A solid local hotpot dinner runs ¥80–130/person. Ask for 微辣 (wēilà, mild) or 鸳鸯锅 (yuānyāng, split spicy/clear pot) if you're new.
Teahouse Culture: People's Park 人民公园
This is the most Chengdu thing you can do. Inside People's Park (人民公园), He Ming Teahouse (鹤鸣茶社, Hèmíng Cháshè) has been pouring tea since 1923.
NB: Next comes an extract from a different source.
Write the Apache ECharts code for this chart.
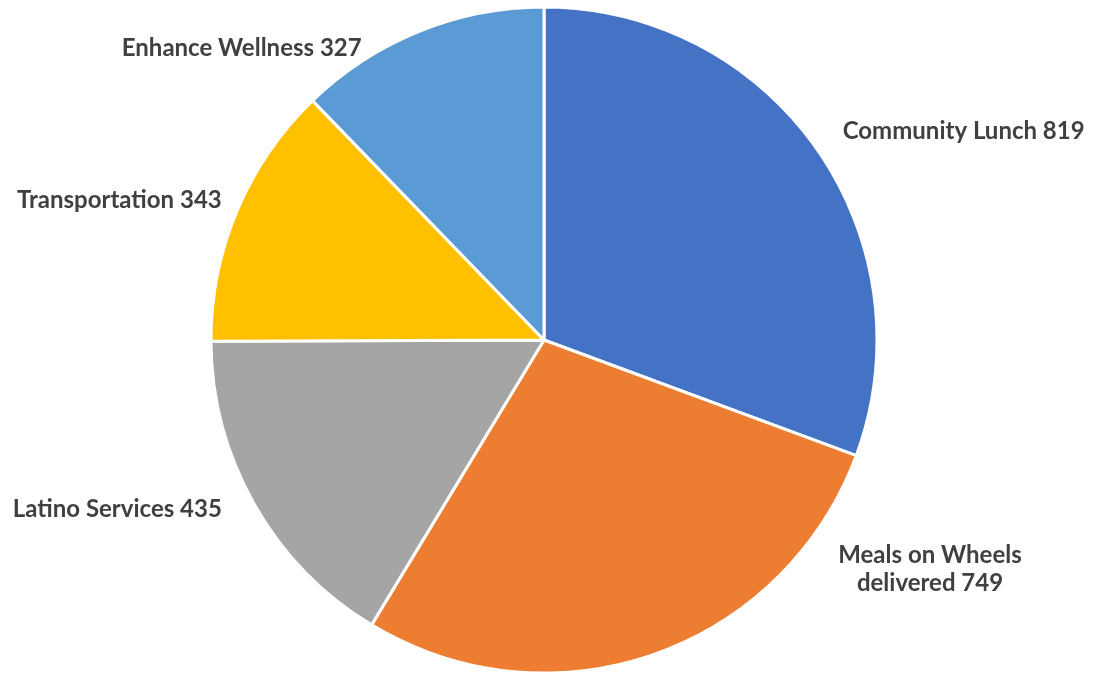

- How it works: Find an empty bamboo chair and sit. Someone brings a menu; you get a 盖碗 (gàiwǎn, lidded bowl) of jasmine (三花, sānhuā) — about ¥16–35. There's a hot-water flask to refill yourself. One cup buys you the whole afternoon.
- Ear cleaning (采耳, cǎi ěr): Roaming masters with tuning-fork tools clean your ears for ¥30–100. It's bizarre, ticklish, and deeply relaxing — a real local ritual, not a gimmick.
- Snacks: Bring your own 钵钵鸡 (bōbō jī — cold poached chicken on skewers in chili-sesame oil); nobody minds.
Local tip: Want a lakeside seat? Arrive before noon. By 4pm they're all taken by old folks playing mahjong and 相亲角 (the "marriage market" of parents posting their kids' dating résumés — go look, it's hilarious).
The Pandas 大熊猫 — Go at Opening
The Chengdu Research Base of Giant Panda Breeding (成都大熊猫繁育研究基地) opens at 7:30am. Be there at opening. By 10:30 the pandas eat their fill and sleep, and the crowds swarm. Early = active pandas munching bamboo + cool weather.
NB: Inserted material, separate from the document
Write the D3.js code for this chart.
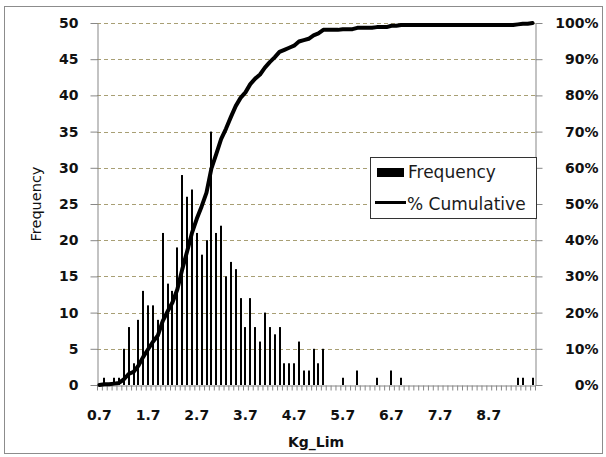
<!DOCTYPE html>
<html><head><meta charset="utf-8">
<script src="https://cdn.jsdelivr.net/npm/d3@7"></script>
<style>
html,body{margin:0;padding:0;background:#fff;}
svg{display:block;font-family:"DejaVu Sans",Verdana,sans-serif;}
</style></head><body>
<svg id="chart" width="606" height="457"></svg>
<script>
// Histogram bins of Kg_Lim (bin label = upper value)
const categories = [
  "0.7","0.8","0.9","1.0","1.1","1.2","1.3","1.4","1.5","1.6",
  "1.7","1.8","1.9","2.0","2.1","2.2","2.3","2.4","2.5","2.6",
  "2.7","2.8","2.9","3.0","3.1","3.2","3.3","3.4","3.5","3.6",
  "3.7","3.8","3.9","4.0","4.1","4.2","4.3","4.4","4.5","4.6",
  "4.7","4.8","4.9","5.0","5.1","5.2","5.3","5.4","5.5","5.6",
  "5.7","5.8","5.9","6.0","6.1","6.2","6.3","6.4","6.5","6.6",
  "6.7","6.8","6.9","7.0","7.1","7.2","7.3","7.4","7.5","7.6",
  "7.7","7.8","7.9","8.0","8.1","8.2","8.3","8.4","8.5","8.6",
  "8.7","8.8","8.9","9.0","9.1","9.2","9.3","9.4","9.5","9.6"
];
// Count in each bin
const frequency = [
  0, 1, 0, 1, 1, 5, 8, 3, 9, 13,
  11, 11, 9, 21, 14, 13, 19, 29, 26, 27,
  21, 18, 20, 35, 21, 22, 15, 17, 16, 12,
  8, 12, 8, 6, 10, 8, 7, 8, 3, 3,
  3, 6, 2, 2, 5, 3, 5, 0, 0, 0,
  1, 0, 0, 2, 0, 0, 0, 1, 0, 0,
  2, 0, 1, 0, 0, 0, 0, 0, 0, 0,
  0, 0, 0, 0, 0, 0, 0, 0, 0, 0,
  0, 0, 0, 0, 0, 0, 1, 1, 0, 1
];
const freqTicks = [0, 5, 10, 15, 20, 25, 30, 35, 40, 45, 50];
const pctTicks = [0, 10, 20, 30, 40, 50, 60, 70, 80, 90, 100];
const xTickLabels = ["0.7","1.7","2.7","3.7","4.7","5.7","6.7","7.7","8.7"];
const seriesNames = ["Frequency", "% Cumulative"];

// Running cumulative percentage of the counts
const total = d3.sum(frequency);
const cumulative = d3.cumsum(frequency).map(v => v / total * 100);

const plot = {left: 97, right: 535, top: 23, bottom: 385};
const svg = d3.select("#chart");
const axisGrey = "#878787";
const gridColor = "#a89f74";

// chart frame
svg.append("rect")
  .attr("x", 4.5).attr("y", 6.5).attr("width", 598).attr("height", 447)
  .attr("fill", "none").attr("stroke", "#8c8c8c");

const x = d3.scaleBand().domain(categories)
  .range([plot.left, plot.right]).paddingInner(0.6).paddingOuter(0.3);
const xEdge = d3.scaleLinear().domain([0, categories.length]).range([plot.left, plot.right]);
const y = d3.scaleLinear().domain([0, 50]).range([plot.bottom, plot.top]);
const yPct = d3.scaleLinear().domain([0, 100]).range([plot.bottom, plot.top]);

// dashed horizontal gridlines
svg.append("g").selectAll("line")
  .data(freqTicks.filter(d => d > 0)).join("line")
  .attr("x1", plot.left).attr("x2", plot.right)
  .attr("y1", d => Math.round(y(d)) + 0.5).attr("y2", d => Math.round(y(d)) + 0.5)
  .attr("stroke", gridColor).attr("stroke-width", 1).attr("stroke-dasharray", "4,3");

// frequency bars
svg.append("g").selectAll("rect")
  .data(frequency.map((v, i) => ({cat: categories[i], v})).filter(d => d.v > 0))
  .join("rect")
  .attr("x", d => Math.round(x(d.cat)))
  .attr("width", 2)
  .attr("y", d => y(d.v))
  .attr("height", d => y(0) - y(d.v))
  .attr("fill", "#000");

// left axis
const gl = svg.append("g").attr("transform", `translate(${plot.left + 0.5},0)`)
  .call(d3.axisLeft(y).tickValues(freqTicks).tickSize(7).tickSizeOuter(0).tickPadding(12));
// right axis
const gr = svg.append("g").attr("transform", `translate(${plot.right + 0.5},0)`)
  .call(d3.axisRight(yPct).tickValues(pctTicks).tickSize(7).tickSizeOuter(0)
    .tickFormat(d => d + "%"));
gr.selectAll("text").attr("x", 63).attr("text-anchor", "end");
// bottom axis: small ticks between bins
const gb = svg.append("g").attr("transform", `translate(0,${plot.bottom + 0.5})`)
  .call(d3.axisBottom(xEdge).tickValues(d3.range(0, categories.length + 1))
    .tickSize(5).tickSizeOuter(0).tickFormat(""));
// bottom axis labels every tenth bin
const gbl = svg.append("g").attr("transform", `translate(0,${plot.bottom})`)
  .call(d3.axisBottom(x).tickValues(xTickLabels).tickSize(0).tickPadding(25));
gbl.select(".domain").remove();

[gl, gr, gb].forEach(g => {
  g.select(".domain").attr("stroke", axisGrey);
  g.selectAll(".tick line").attr("stroke", axisGrey);
});
[gl, gr, gbl].forEach(g => {
  g.selectAll("text").attr("font-size", 14).attr("font-weight", "bold")
    .attr("fill", "#111").attr("font-family", "'DejaVu Sans', Verdana, sans-serif");
});

// cumulative percentage line
const line = d3.line()
  .x((d, i) => x(categories[i]) + x.bandwidth() / 2)
  .y(d => yPct(d));
svg.append("path").datum(cumulative)
  .attr("d", line).attr("fill", "none")
  .attr("stroke", "#000").attr("stroke-width", 4)
  .attr("stroke-linejoin", "round").attr("stroke-linecap", "round");

// axis titles
svg.append("text").attr("x", (plot.left + plot.right) / 2).attr("y", 447)
  .attr("text-anchor", "middle").attr("font-size", 14).attr("font-weight", "bold")
  .attr("fill", "#111").text("Kg_Lim");
svg.append("text").attr("transform", `translate(41,${(plot.top + plot.bottom) / 2}) rotate(-90)`)
  .attr("text-anchor", "middle").attr("font-size", 14.5)
  .attr("fill", "#111").text("Frequency");

// legend
const lg = svg.append("g");
lg.append("rect").attr("x", 370.5).attr("y", 157.5).attr("width", 166).attr("height", 61)
  .attr("fill", "#fff").attr("stroke", "#333");
lg.append("rect").attr("x", 377).attr("y", 168).attr("width", 27).attr("height", 9).attr("fill", "#000");
lg.append("text").attr("x", 408).attr("y", 178).attr("font-size", 17).attr("fill", "#1a1a1a")
  .text(seriesNames[0]);
lg.append("line").attr("x1", 375).attr("x2", 406).attr("y1", 202.5).attr("y2", 202.5)
  .attr("stroke", "#000").attr("stroke-width", 3);
lg.append("text").attr("x", 407).attr("y", 210).attr("font-size", 17).attr("fill", "#1a1a1a")
  .text(seriesNames[1]);
</script>
</body></html>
- Plan: Buy the internal shuttle ticket at the gate, ride straight to the Moon Nursery (月亮产房, Yuèliàng Chǎnfáng) where the tiny cubs are, then walk back downhill through the enclosures.
- Getting there: Metro Line 3 to Panda Avenue (熊猫大道) station, then shuttle bus 408/D025; or Line 3 to Chengdu Zoo + bus 198. Ticket ¥55.
Skip This / Do This Instead
- Kuanzhai Alley (宽窄巷子, Kuānzhǎi Xiàngzi): Worth one quick walk-through, but it's a polished tourist commercial street. Instead, slip into the parallel lanes — 泡桐树街 (Pàotóngshù Jiē) and 小通巷 (Xiǎotōng Xiàng) — for quiet indie cafés and real 文艺 (artsy) vibe.
- Jinli (锦里): Over-commercialized. Instead, eat the street snacks outside Wenshu Monastery (文殊院, Wénshūyuàn) — same flavors, fewer touts, plus a beautiful working temple.
- Taikoo Li (太古里): Fine for shopping/people-watching by the temple, but don't eat there — overpriced.

Nightlife: Jiuyanqiao 九眼桥
Two bar strips face each other across the Jin River (锦江): Jiuyanqiao (九眼桥, Jiǔyǎnqiáo) — Chengdu's oldest bar zone, full of live house and folk-music bars with riverside terraces — and Lan Kwai Fong (兰桂坊) opposite. Stand on the covered bridge at night for the full neon view. For clubbing, locals go to the 339 TV Tower area. Beers from ~¥30–50.
Day Trip: Leshan Giant Buddha 乐山大佛
Take the high-speed train from Chengdu East (成都东站) — about ¥54, ~55 min — to Leshan. The Giant Buddha (乐山大佛) is 71m tall, carved into a cliff at a river confluence.

- Climb the cliff stairs for the up-close path, or take the boat (~¥70, 40 min) for the full front view without the queue.
- Eat: Head to nearby Sujie ancient town (苏稽古镇) for the dish Leshan invented — 跷脚牛肉 (qiàojiǎo niúròu, "dangling-foot" beef in clear broth) and 甜皮鸭 (sweet-skin duck).
A Perfect Local Day

- 7:30am — Pandas at opening (Line 3).
- 10:30am — Metro back; 肥肠粉 (féicháng fěn, pig-intestine rice noodles) for a real Chengdu breakfast.
- 1pm — Tea, ear cleaning, and mahjong-watching at He Ming, People's Park.
- 4pm — Wander Xiaotong Alley + cafés near Kuanzhai.
- 6:30pm — Hotpot or shāokǎo in Yulin.
- 10pm — Riverside beer at Jiuyanqiao.
Local tip: Download Amap (高德地图) for the metro and Dianping (大众点评) to find the 苍蝇馆子 with 4.5+ ratings off the main roads. Pay with Alipay/WeChat — almost nowhere takes cash anymore. 安逸得很!